* _Written problem_
What is to be printed is the span of lines starting at the one containing "Give me the" and ending at the one containing "import * as", reproduced exactly with pictures left out.

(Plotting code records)
§

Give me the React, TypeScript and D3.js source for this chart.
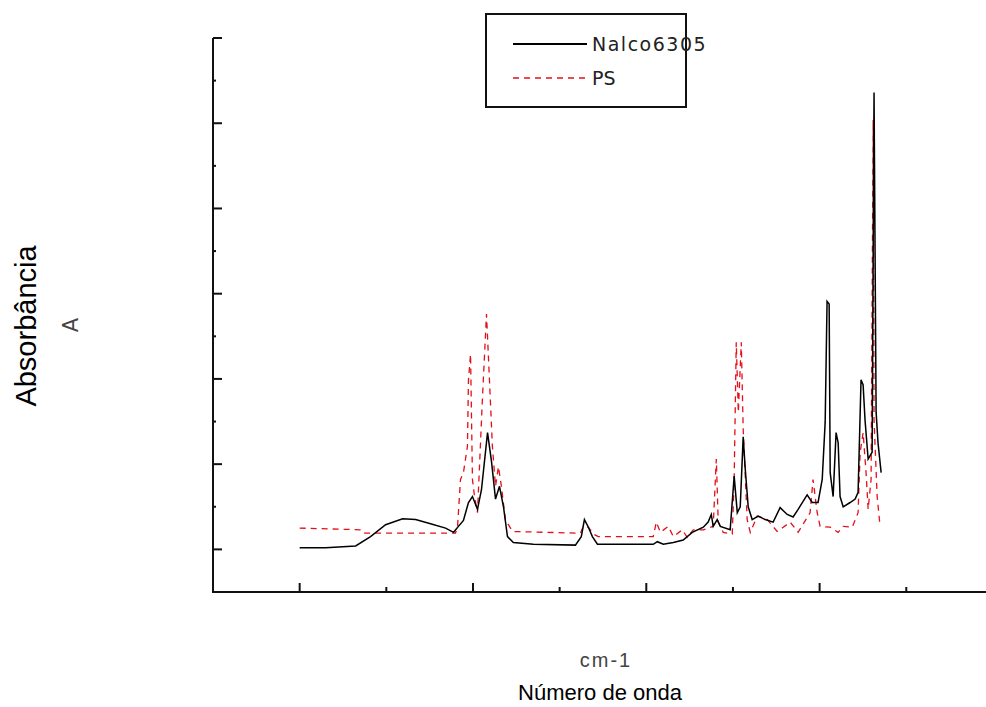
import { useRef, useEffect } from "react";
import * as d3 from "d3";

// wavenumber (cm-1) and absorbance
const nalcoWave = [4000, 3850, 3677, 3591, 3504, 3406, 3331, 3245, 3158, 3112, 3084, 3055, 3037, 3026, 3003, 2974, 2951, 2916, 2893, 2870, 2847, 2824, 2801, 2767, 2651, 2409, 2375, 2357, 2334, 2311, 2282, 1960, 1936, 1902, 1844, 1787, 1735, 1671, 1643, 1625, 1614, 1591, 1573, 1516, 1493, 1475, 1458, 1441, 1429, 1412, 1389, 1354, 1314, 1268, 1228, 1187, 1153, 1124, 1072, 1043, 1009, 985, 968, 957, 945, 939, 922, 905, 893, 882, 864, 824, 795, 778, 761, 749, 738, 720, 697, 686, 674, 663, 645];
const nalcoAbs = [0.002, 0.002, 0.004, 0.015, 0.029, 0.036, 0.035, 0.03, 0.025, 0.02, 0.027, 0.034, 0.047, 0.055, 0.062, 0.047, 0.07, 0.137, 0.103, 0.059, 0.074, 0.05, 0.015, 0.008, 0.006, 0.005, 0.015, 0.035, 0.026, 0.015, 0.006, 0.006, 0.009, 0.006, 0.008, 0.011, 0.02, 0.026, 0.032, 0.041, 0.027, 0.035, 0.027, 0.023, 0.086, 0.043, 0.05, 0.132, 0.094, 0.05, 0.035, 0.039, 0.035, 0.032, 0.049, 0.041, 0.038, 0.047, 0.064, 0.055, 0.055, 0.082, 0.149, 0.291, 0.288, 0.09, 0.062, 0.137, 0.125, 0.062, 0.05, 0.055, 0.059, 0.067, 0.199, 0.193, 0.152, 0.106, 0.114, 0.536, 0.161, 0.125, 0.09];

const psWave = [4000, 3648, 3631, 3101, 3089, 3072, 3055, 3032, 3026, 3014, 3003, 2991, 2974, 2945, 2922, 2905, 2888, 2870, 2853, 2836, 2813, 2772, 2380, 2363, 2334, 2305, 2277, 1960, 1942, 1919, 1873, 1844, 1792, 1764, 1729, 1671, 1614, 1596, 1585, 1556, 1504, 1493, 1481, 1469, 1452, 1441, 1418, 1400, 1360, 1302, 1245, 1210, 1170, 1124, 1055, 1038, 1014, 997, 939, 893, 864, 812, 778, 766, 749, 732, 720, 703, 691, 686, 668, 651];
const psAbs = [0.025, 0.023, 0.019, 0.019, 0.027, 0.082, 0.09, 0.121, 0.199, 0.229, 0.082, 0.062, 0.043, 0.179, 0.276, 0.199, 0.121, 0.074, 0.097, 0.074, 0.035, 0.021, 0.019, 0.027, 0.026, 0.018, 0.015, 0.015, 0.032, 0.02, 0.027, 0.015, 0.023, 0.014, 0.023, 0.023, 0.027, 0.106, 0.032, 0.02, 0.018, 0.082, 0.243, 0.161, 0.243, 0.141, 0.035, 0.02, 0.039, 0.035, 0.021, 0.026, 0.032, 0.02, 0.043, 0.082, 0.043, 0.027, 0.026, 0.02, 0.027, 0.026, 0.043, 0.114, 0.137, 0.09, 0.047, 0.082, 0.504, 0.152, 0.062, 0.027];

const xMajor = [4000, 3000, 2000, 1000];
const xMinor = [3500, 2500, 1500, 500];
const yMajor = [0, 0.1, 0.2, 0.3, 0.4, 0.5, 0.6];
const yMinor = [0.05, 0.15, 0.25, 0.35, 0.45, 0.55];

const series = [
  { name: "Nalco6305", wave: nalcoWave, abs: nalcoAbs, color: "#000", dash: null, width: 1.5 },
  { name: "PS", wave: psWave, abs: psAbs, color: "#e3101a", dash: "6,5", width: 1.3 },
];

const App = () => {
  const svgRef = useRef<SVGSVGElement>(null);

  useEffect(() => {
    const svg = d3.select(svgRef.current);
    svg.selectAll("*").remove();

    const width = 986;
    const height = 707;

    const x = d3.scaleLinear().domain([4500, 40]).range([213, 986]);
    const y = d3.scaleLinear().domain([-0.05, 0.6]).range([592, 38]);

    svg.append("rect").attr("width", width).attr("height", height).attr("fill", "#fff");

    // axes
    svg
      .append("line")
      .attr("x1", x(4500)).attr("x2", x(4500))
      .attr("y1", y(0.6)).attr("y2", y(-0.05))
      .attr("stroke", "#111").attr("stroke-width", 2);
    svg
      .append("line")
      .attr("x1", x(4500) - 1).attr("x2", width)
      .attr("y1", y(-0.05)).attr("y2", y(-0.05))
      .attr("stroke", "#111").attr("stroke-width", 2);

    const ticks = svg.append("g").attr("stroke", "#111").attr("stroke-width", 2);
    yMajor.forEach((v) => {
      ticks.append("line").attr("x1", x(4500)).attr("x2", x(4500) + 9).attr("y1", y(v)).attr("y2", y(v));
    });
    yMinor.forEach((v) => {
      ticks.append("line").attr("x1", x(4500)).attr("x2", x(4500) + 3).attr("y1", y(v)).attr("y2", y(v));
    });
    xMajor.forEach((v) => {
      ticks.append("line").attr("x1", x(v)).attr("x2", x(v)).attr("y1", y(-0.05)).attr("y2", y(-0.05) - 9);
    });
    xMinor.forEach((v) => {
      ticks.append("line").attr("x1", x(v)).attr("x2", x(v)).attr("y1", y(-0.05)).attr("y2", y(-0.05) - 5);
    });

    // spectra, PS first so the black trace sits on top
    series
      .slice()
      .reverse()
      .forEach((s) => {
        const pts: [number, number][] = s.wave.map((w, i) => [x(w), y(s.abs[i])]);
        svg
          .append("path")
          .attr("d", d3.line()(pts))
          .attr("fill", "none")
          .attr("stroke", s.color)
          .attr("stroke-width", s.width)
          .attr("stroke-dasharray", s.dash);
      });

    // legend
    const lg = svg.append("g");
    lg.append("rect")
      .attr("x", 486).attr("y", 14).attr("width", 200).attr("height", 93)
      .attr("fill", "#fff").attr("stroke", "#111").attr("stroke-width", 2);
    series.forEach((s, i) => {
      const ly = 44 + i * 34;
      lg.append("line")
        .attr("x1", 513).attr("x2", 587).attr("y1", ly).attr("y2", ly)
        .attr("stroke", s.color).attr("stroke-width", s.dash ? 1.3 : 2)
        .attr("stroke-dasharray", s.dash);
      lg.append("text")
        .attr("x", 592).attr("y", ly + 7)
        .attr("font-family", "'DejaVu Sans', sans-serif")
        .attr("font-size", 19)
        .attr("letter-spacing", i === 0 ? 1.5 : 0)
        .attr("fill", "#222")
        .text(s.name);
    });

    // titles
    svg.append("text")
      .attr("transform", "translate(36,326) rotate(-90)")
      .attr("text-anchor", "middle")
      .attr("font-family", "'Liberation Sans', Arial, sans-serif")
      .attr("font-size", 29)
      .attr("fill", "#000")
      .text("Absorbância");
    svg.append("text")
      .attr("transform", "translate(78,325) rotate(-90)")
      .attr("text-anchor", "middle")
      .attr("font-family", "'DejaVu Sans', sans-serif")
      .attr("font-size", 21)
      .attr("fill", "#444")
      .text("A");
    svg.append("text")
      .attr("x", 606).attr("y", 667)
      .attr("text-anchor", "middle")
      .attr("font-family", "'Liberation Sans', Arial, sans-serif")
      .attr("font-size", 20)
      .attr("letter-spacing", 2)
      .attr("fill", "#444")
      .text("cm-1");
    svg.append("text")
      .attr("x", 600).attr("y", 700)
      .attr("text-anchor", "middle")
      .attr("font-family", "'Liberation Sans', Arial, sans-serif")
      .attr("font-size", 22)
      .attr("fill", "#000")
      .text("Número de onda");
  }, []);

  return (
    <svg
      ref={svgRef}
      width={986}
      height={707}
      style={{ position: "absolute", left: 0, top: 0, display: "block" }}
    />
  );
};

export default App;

§

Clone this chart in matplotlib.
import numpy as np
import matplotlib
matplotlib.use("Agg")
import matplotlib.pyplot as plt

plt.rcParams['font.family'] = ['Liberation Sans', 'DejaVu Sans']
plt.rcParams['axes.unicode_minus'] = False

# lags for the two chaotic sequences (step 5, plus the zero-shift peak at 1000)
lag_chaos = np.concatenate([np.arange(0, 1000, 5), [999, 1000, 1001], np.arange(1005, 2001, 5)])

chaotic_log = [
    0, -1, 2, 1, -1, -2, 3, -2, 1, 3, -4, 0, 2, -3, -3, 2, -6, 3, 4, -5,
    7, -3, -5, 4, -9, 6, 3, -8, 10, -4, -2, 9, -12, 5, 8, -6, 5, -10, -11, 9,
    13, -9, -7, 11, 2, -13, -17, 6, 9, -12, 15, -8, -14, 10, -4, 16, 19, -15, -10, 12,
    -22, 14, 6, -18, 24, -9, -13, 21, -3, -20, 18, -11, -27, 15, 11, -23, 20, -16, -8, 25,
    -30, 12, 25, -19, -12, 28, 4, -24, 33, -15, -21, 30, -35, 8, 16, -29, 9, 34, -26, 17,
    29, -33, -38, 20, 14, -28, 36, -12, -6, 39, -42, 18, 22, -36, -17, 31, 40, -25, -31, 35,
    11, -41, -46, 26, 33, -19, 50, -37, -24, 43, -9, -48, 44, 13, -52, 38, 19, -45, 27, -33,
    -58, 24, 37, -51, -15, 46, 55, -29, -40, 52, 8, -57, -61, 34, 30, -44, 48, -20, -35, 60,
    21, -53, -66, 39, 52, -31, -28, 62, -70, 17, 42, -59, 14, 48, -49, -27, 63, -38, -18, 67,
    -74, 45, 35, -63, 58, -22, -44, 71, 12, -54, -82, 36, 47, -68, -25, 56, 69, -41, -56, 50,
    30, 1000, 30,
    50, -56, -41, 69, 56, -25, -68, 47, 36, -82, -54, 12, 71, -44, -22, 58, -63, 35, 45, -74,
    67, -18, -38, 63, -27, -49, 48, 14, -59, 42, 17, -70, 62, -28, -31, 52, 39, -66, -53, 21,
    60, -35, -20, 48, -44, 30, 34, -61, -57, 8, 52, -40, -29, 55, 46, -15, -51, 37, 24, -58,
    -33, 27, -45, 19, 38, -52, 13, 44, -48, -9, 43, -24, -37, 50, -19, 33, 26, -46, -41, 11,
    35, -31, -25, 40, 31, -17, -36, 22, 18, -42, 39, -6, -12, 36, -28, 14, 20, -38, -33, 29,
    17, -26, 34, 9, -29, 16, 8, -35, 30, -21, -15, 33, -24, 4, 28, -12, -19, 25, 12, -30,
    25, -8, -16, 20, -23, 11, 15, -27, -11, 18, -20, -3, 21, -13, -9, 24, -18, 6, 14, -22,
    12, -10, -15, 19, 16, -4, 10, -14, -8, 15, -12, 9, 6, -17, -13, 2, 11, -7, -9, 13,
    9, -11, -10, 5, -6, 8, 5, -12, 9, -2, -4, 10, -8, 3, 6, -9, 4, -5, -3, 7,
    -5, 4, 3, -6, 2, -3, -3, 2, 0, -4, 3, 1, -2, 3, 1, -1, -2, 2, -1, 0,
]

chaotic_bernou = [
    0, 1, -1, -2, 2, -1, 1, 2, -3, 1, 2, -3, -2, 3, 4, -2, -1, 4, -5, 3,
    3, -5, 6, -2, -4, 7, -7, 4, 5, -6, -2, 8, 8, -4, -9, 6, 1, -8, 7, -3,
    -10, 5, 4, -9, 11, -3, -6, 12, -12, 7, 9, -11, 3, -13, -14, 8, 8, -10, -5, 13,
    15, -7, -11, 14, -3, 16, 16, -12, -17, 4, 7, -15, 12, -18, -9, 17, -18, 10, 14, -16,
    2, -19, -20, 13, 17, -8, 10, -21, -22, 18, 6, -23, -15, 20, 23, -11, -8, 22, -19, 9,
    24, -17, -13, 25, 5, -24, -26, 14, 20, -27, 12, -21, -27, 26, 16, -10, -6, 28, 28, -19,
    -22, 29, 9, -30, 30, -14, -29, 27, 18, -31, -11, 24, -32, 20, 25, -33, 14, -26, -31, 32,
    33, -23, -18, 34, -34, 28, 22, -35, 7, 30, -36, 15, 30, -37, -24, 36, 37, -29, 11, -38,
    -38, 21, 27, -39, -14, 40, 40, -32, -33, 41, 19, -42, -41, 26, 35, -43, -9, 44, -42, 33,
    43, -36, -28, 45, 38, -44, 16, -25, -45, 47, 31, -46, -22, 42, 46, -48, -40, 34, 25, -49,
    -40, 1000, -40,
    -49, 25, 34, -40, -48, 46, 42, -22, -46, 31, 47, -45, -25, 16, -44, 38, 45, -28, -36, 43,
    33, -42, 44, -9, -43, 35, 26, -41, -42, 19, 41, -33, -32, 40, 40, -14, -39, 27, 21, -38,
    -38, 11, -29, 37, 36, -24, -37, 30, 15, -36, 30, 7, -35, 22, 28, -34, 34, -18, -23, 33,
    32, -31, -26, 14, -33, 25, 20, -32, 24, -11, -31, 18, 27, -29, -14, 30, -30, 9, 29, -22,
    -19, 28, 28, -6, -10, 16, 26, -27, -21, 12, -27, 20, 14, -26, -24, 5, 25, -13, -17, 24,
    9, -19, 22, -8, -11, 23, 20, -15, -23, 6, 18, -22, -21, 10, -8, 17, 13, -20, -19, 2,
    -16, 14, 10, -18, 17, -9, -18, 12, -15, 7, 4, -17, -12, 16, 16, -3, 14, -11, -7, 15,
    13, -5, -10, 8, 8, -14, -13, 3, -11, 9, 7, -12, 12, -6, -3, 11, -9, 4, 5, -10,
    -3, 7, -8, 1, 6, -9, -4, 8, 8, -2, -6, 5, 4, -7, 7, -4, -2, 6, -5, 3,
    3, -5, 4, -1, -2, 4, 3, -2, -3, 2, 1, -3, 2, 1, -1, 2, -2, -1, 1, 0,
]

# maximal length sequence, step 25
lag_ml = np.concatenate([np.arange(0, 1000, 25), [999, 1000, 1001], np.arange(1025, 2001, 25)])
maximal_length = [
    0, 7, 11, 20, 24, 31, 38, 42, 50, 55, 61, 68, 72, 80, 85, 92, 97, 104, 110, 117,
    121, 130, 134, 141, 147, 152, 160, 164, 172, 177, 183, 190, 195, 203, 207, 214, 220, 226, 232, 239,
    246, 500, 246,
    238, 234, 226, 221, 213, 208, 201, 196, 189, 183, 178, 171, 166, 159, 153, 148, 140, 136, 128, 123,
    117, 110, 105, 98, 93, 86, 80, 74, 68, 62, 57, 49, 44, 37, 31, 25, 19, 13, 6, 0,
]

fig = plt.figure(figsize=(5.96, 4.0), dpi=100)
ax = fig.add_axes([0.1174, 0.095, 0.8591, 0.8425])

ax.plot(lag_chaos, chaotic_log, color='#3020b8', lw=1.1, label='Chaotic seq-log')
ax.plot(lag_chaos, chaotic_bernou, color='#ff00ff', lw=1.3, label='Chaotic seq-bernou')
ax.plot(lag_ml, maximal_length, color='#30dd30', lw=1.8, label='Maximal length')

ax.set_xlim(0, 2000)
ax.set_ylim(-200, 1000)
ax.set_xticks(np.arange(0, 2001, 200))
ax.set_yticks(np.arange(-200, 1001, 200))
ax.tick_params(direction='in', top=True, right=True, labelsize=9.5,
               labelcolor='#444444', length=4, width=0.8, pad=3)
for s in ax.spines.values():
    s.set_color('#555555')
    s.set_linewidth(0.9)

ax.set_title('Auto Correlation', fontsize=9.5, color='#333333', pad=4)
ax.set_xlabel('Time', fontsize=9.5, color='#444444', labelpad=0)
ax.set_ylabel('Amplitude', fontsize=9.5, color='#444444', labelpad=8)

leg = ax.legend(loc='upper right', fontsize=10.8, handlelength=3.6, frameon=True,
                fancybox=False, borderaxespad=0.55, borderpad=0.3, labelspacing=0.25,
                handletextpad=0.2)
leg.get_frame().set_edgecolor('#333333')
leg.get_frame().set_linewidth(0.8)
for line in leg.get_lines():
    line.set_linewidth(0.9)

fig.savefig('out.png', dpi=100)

§

* _Result for this exercise_
Give me the React, TypeScript and D3.js source for this chart.
import { useRef, useEffect } from "react";
import * as d3 from "d3";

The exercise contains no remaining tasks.